**Written request**
Transcribe the listing verbatim. Do not carry over any pictures.

** START Supplied data **

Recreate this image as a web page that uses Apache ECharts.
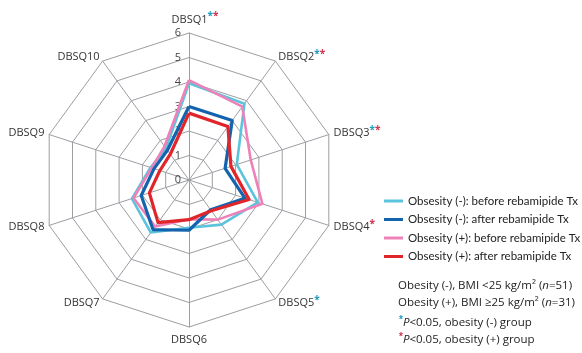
<!DOCTYPE html>
<html>
<head>
<meta charset="utf-8">
<script src="https://cdn.jsdelivr.net/npm/echarts@6/dist/echarts.min.js"></script>
<style>
  html, body { margin: 0; padding: 0; background: #fff; }
  #chart { width: 582px; height: 353px; }
</style>
</head>
<body>
<div id="chart"></div>
<script>
// DBSQ items, clockwise from the top
const categories = ['DBSQ1', 'DBSQ2', 'DBSQ3', 'DBSQ4', 'DBSQ5', 'DBSQ6', 'DBSQ7', 'DBSQ8', 'DBSQ9', 'DBSQ10'];
// significance markers per item
const sigNonObese = [true, true, true, false, true, false, false, false, false, false];
const sigObese    = [true, true, true, true, false, false, false, false, false, false];

// mean scores per item
const nonObeseBefore = [3.95, 3.85, 2.05, 2.95, 2.25, 1.95, 2.65, 2.45, 1.65, 1.6];
const nonObeseAfter  = [3.0, 3.0, 1.55, 2.4, 1.5, 2.05, 2.5, 2.05, 1.5, 1.5];
const obeseBefore    = [4.08, 3.7, 2.65, 3.15, 2.0, 1.6, 2.35, 2.38, 1.6, 1.7];
const obeseAfter     = [2.73, 2.7, 1.8, 2.58, 1.55, 1.62, 2.15, 1.7, 1.25, 1.3];

const seriesNames = [
  'Obsesity (-): before rebamipide Tx',
  'Obsesity (-): after rebamipide Tx',
  'Obsesity (+): before rebamipide Tx',
  'Obsesity (+): after rebamipide Tx'
];

const scaleMax = 6;

// ECharts lays radar indicators out counter-clockwise; reorder so items run clockwise.
const order = [0].concat(categories.slice(1).map((_, i) => categories.length - 1 - i));
const reorder = arr => order.map(i => arr[i]);

const CYAN = '#5cc3dc', BLUE = '#1463ae', PINK = '#ee82b8', RED = '#e0262b';
const FONT = 'Open Sans';

const indicator = reorder(categories).map((name, k) => {
  const ind = { name: name, min: 0, max: scaleMax };
  if (k === 0) {
    ind.axisLabel = {
      show: true, color: '#444', fontSize: 11, fontFamily: FONT, margin: 8,
      showMinLabel: true, showMaxLabel: true
    };
  }
  return ind;
});

const chart = echarts.init(document.getElementById('chart'), null, { renderer: 'canvas' });

const italic = { fontStyle: 'italic', fontSize: 11.5, fontFamily: FONT, fill: '#222' };

chart.setOption({
  animation: false,
  backgroundColor: '#ffffff',
  legend: {
    orient: 'vertical',
    left: 379,
    top: 189,
    icon: 'rect',
    itemWidth: 19,
    itemHeight: 3,
    itemGap: 4.5,
    textStyle: { fontSize: 11.5, color: '#222', fontFamily: 'Lato', lineHeight: 14 },
    data: seriesNames
  },
  radar: {
    center: [189, 180],
    radius: 147,
    startAngle: 90,
    shape: 'polygon',
    splitNumber: 6,
    nameGap: 5,
    indicator: indicator,
    axisName: {
      color: '#333',
      fontSize: 11,
      fontFamily: FONT,
      lineHeight: 16,
      formatter: function (name) {
        const i = categories.indexOf(name);
        let stars = '';
        if (sigNonObese[i]) stars += '{c|*}';
        if (sigObese[i]) stars += '{r|*}';
        const lead = (i === 0) ? '{sp|}' : '';
        return lead + name + stars;
      },
      rich: {
        c: { color: '#1f9cc2', fontSize: 10, fontWeight: 'bold', verticalAlign: 'top', lineHeight: 9, fontFamily: FONT },
        r: { color: '#d6334c', fontSize: 10, fontWeight: 'bold', verticalAlign: 'top', lineHeight: 9, fontFamily: FONT },
        sp: { width: 12 }
      }
    },
    splitLine: { lineStyle: { color: '#9b9ea3', width: 1 } },
    splitArea: { show: false },
    axisLine: { lineStyle: { color: '#9b9ea3', width: 1 } },
    axisTick: { show: false }
  },
  series: [{
    type: 'radar',
    symbol: 'none',
    data: [
      { name: seriesNames[0], value: reorder(nonObeseBefore), lineStyle: { color: CYAN, width: 2.6 }, itemStyle: { color: CYAN } },
      { name: seriesNames[2], value: reorder(obeseBefore), lineStyle: { color: PINK, width: 2.6 }, itemStyle: { color: PINK } },
      { name: seriesNames[1], value: reorder(nonObeseAfter), lineStyle: { color: BLUE, width: 3.2 }, itemStyle: { color: BLUE } },
      { name: seriesNames[3], value: reorder(obeseAfter), lineStyle: { color: RED, width: 3.2 }, itemStyle: { color: RED } }
    ]
  }],
  graphic: [
    {
      type: 'text', left: 398, top: 280,
      style: {
        text: 'Obesity (-), BMI <25 kg/m² ({i|n}=51)',
        font: '11.5px "' + FONT + '"', fill: '#222',
        rich: { i: italic }
      }
    },
    {
      type: 'text', left: 398, top: 297,
      style: {
        text: 'Obesity (+), BMI ≥25 kg/m² ({i|n}=31)',
        font: '11.5px "' + FONT + '"', fill: '#222',
        rich: { i: italic }
      }
    },
    {
      type: 'text', left: 399, top: 315,
      style: {
        text: '{s|*}{i|P}<0.05, obesity (-) group',
        font: '11.5px "' + FONT + '"', fill: '#222', lineHeight: 16,
        rich: {
          s: { fill: '#1f9cc2', fontSize: 10, fontWeight: 'bold', verticalAlign: 'top', lineHeight: 8 },
          i: italic
        }
      }
    },
    {
      type: 'text', left: 399, top: 332,
      style: {
        text: '{s|*}{i|P}<0.05, obesity (+) group',
        font: '11.5px "' + FONT + '"', fill: '#222', lineHeight: 16,
        rich: {
          s: { fill: '#d6334c', fontSize: 10, fontWeight: 'bold', verticalAlign: 'top', lineHeight: 8 },
          i: italic
        }
      }
    }
  ]
});
</script>
</body>
</html>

** END Supplied data **

**In response**
Recreate this image as a web page that uses Apache ECharts.
<!DOCTYPE html>
<html>
<head>
<meta charset="utf-8">
<script src="https://cdn.jsdelivr.net/npm/echarts@6/dist/echarts.min.js"></script>
<style>
  html, body { margin: 0; padding: 0; background: #fff; }
  #chart { width: 582px; height: 353px; }
</style>
</head>
<body>
<div id="chart"></div>
<script>
// DBSQ items, clockwise from the top
const categories = ['DBSQ1', 'DBSQ2', 'DBSQ3', 'DBSQ4', 'DBSQ5', 'DBSQ6', 'DBSQ7', 'DBSQ8', 'DBSQ9', 'DBSQ10'];
// significance markers per item
const sigNonObese = [true, true, true, false, true, false, false, false, false, false];
const sigObese    = [true, true, true, true, false, false, false, false, false, false];

// mean scores per item
const nonObeseBefore = [3.95, 3.85, 2.05, 2.95, 2.25, 1.95, 2.65, 2.45, 1.65, 1.6];
const nonObeseAfter  = [3.0, 3.0, 1.55, 2.4, 1.5, 2.05, 2.5, 2.05, 1.5, 1.5];
const obeseBefore    = [4.08, 3.7, 2.65, 3.15, 2.0, 1.6, 2.35, 2.38, 1.6, 1.7];
const obeseAfter     = [2.73, 2.7, 1.8, 2.58, 1.55, 1.62, 2.15, 1.7, 1.25, 1.3];

const seriesNames = [
  'Obsesity (-): before rebamipide Tx',
  'Obsesity (-): after rebamipide Tx',
  'Obsesity (+): before rebamipide Tx',
  'Obsesity (+): after rebamipide Tx'
];

const scaleMax = 6;

// ECharts lays radar indicators out counter-clockwise; reorder so items run clockwise.
const order = [0].concat(categories.slice(1).map((_, i) => categories.length - 1 - i));
const reorder = arr => order.map(i => arr[i]);

const CYAN = '#5cc3dc', BLUE = '#1463ae', PINK = '#ee82b8', RED = '#e0262b';
const FONT = 'Open Sans';

const indicator = reorder(categories).map((name, k) => {
  const ind = { name: name, min: 0, max: scaleMax };
  if (k === 0) {
    ind.axisLabel = {
      show: true, color: '#444', fontSize: 11, fontFamily: FONT, margin: 8,
      showMinLabel: true, showMaxLabel: true
    };
  }
  return ind;
});

const chart = echarts.init(document.getElementById('chart'), null, { renderer: 'canvas' });

const italic = { fontStyle: 'italic', fontSize: 11.5, fontFamily: FONT, fill: '#222' };

chart.setOption({
  animation: false,
  backgroundColor: '#ffffff',
  legend: {
    orient: 'vertical',
    left: 379,
    top: 189,
    icon: 'rect',
    itemWidth: 19,
    itemHeight: 3,
    itemGap: 4.5,
    textStyle: { fontSize: 11.5, color: '#222', fontFamily: 'Lato', lineHeight: 14 },
    data: seriesNames
  },
  radar: {
    center: [189, 180],
    radius: 147,
    startAngle: 90,
    shape: 'polygon',
    splitNumber: 6,
    nameGap: 5,
    indicator: indicator,
    axisName: {
      color: '#333',
      fontSize: 11,
      fontFamily: FONT,
      lineHeight: 16,
      formatter: function (name) {
        const i = categories.indexOf(name);
        let stars = '';
        if (sigNonObese[i]) stars += '{c|*}';
        if (sigObese[i]) stars += '{r|*}';
        const lead = (i === 0) ? '{sp|}' : '';
        return lead + name + stars;
      },
      rich: {
        c: { color: '#1f9cc2', fontSize: 10, fontWeight: 'bold', verticalAlign: 'top', lineHeight: 9, fontFamily: FONT },
        r: { color: '#d6334c', fontSize: 10, fontWeight: 'bold', verticalAlign: 'top', lineHeight: 9, fontFamily: FONT },
        sp: { width: 12 }
      }
    },
    splitLine: { lineStyle: { color: '#9b9ea3', width: 1 } },
    splitArea: { show: false },
    axisLine: { lineStyle: { color: '#9b9ea3', width: 1 } },
    axisTick: { show: false }
  },
  series: [{
    type: 'radar',
    symbol: 'none',
    data: [
      { name: seriesNames[0], value: reorder(nonObeseBefore), lineStyle: { color: CYAN, width: 2.6 }, itemStyle: { color: CYAN } },
      { name: seriesNames[2], value: reorder(obeseBefore), lineStyle: { color: PINK, width: 2.6 }, itemStyle: { color: PINK } },
      { name: seriesNames[1], value: reorder(nonObeseAfter), lineStyle: { color: BLUE, width: 3.2 }, itemStyle: { color: BLUE } },
      { name: seriesNames[3], value: reorder(obeseAfter), lineStyle: { color: RED, width: 3.2 }, itemStyle: { color: RED } }
    ]
  }],
  graphic: [
    {
      type: 'text', left: 398, top: 280,
      style: {
        text: 'Obesity (-), BMI <25 kg/m² ({i|n}=51)',
        font: '11.5px "' + FONT + '"', fill: '#222',
        rich: { i: italic }
      }
    },
    {
      type: 'text', left: 398, top: 297,
      style: {
        text: 'Obesity (+), BMI ≥25 kg/m² ({i|n}=31)',
        font: '11.5px "' + FONT + '"', fill: '#222',
        rich: { i: italic }
      }
    },
    {
      type: 'text', left: 399, top: 315,
      style: {
        text: '{s|*}{i|P}<0.05, obesity (-) group',
        font: '11.5px "' + FONT + '"', fill: '#222', lineHeight: 16,
        rich: {
          s: { fill: '#1f9cc2', fontSize: 10, fontWeight: 'bold', verticalAlign: 'top', lineHeight: 8 },
          i: italic
        }
      }
    },
    {
      type: 'text', left: 399, top: 332,
      style: {
        text: '{s|*}{i|P}<0.05, obesity (+) group',
        font: '11.5px "' + FONT + '"', fill: '#222', lineHeight: 16,
        rich: {
          s: { fill: '#d6334c', fontSize: 10, fontWeight: 'bold', verticalAlign: 'top', lineHeight: 8 },
          i: italic
        }
      }
    }
  ]
});
</script>
</body>
</html>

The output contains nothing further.